Mentoring Program Goes Virtual to Connect Students to Biotech

Blog

Mentoring Program Goes Virtual to Connect Students to Biotech
Image
A screenshot from the virtual ABE Volunteer Program visit

Marco Cyrille has had many mentors in his life, but one especially stands out. When he was 19 years old attending Queens College CUNY, he met a college counselor named Helen T. Hendricks. Cyrille had been in a tough place as a newcomer to the United States from Haiti and was on his own, with his father recently passed and his mother disabled. Hendricks introduced Cyrille to a variety of activities that helped him achieve his goals. “Helen enabled me to keep my dreams alive in various ways,” he recalls. “She provided means for concrete steps towards realization.”

Now a clinical research medical director at Amgen, Cyrille is paying it forward—mentoring others through the ABE Volunteer Program. He recently made a virtual visit to ABE teacher Wendy Wooten’s class at Reseda Charter High School in the Los Angeles area. “Mentorship is important in every class because we are working to make our students college and career ready,” Wooten says. “Students need to know what possible careers are out there and what the professionals in those careers do so they can identify a career for which they would be passionate.” Hearing Cyrille’s story, Wooten says, helped her students understand the actions and support that assisted him in his journey to reach his current position.

Indeed, the ABE Volunteer Program* connects various staff members directly with ABE teachers and students, so students can understand the different opportunities in biotechnology and medicine that extend beyond the traditional paths. The COVID-19 pandemic has not stopped that work—the program has now gone virtual to facilitate meet-ups with ABE students while learning from home.

“There are so many amazing and inspirational industry professionals in a wide variety of different careers that work in biotechnology,” Wooten says. “And having your students learn about their educational and career journeys will assist the students in considering potential careers they may want to pursue and prepare them to make better decisions and seek out important opportunities to maximize their own educational and career journeys.”

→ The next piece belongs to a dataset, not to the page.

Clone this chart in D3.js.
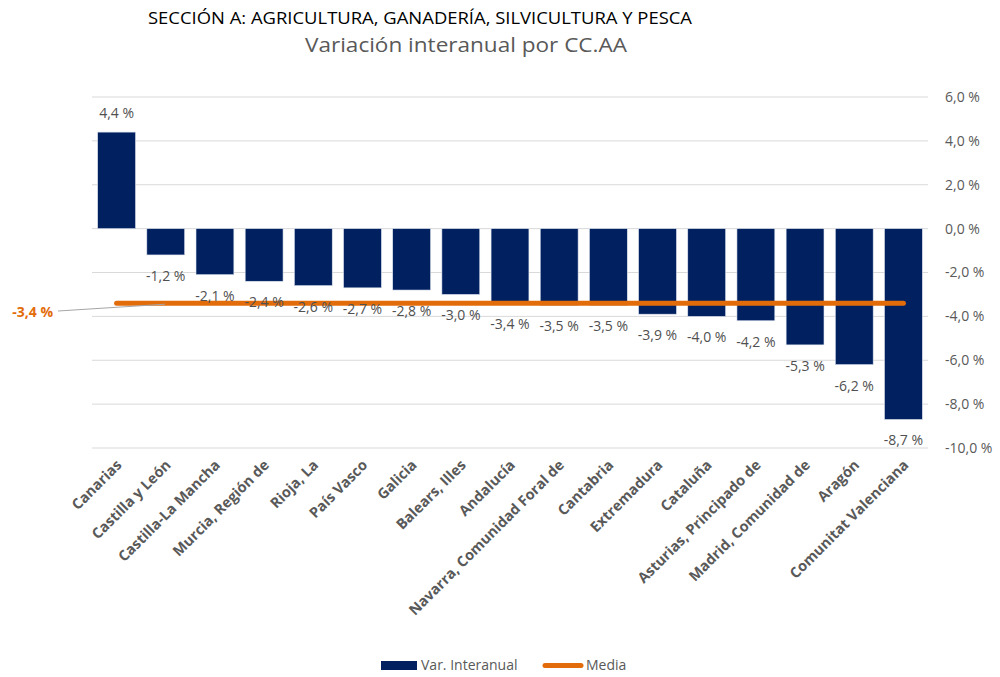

In hearing about Cyrille’s path to becoming a medical doctor and then going to work in the biotech industry, Wooten’s students could see, she says, how a career can change and evolve. “So often we have high school students say they want to be a doctor in the future, even though they are not especially familiar with what the career entails,” Wooten says. Hearing Cyrille explain how he helped millions of patients through his work at Amgen changed their perspective.

“I could sense the engagement of the students by the nature of their questions, which were quite insightful,” Cyrille says. “It became obvious to me that some were seriously thinking of concrete steps they need to take as they forge their future. At this stage of their lives, a career may seem distant. It was clear that some realize this future is taking shape by the steps they are taking in the present and their immediate future. This was notable.”

Cyrille says that he most wanted students to take away from his talk the importance of forging your own destiny. “I guess as others have said before, the best way to predict the future is to make it, to create it,” he says. “It is also important to realize that life is a process and, as such, one has to remain open as we integrate the lessons learned during our journey through life.”

Having the virtual meet-up was a great complement to the distance learning Wooten has been leading with her classes. “The worst part about distance learning for our science classes and biomedical science pathway is that we are not able to do hands-on labs and research projects,” she says. “It is just not the same when you use a mouse or your finger to move things around on a computer screen.” But to hear from people like Cyrille working in the biotech industry, she says, is an enriching experience they will not soon forget.

*The ABE Volunteer Program was piloted in ABE schools in the Greater Los Angeles Area, the San Francisco Bay Area, and Massachusetts from 2019–2020. For the 2020–2021 academic year, we aim to expand the program to additional sites in the US, with the eventual goal of supporting interested teachers across the ABE program with Amgen staff volunteers.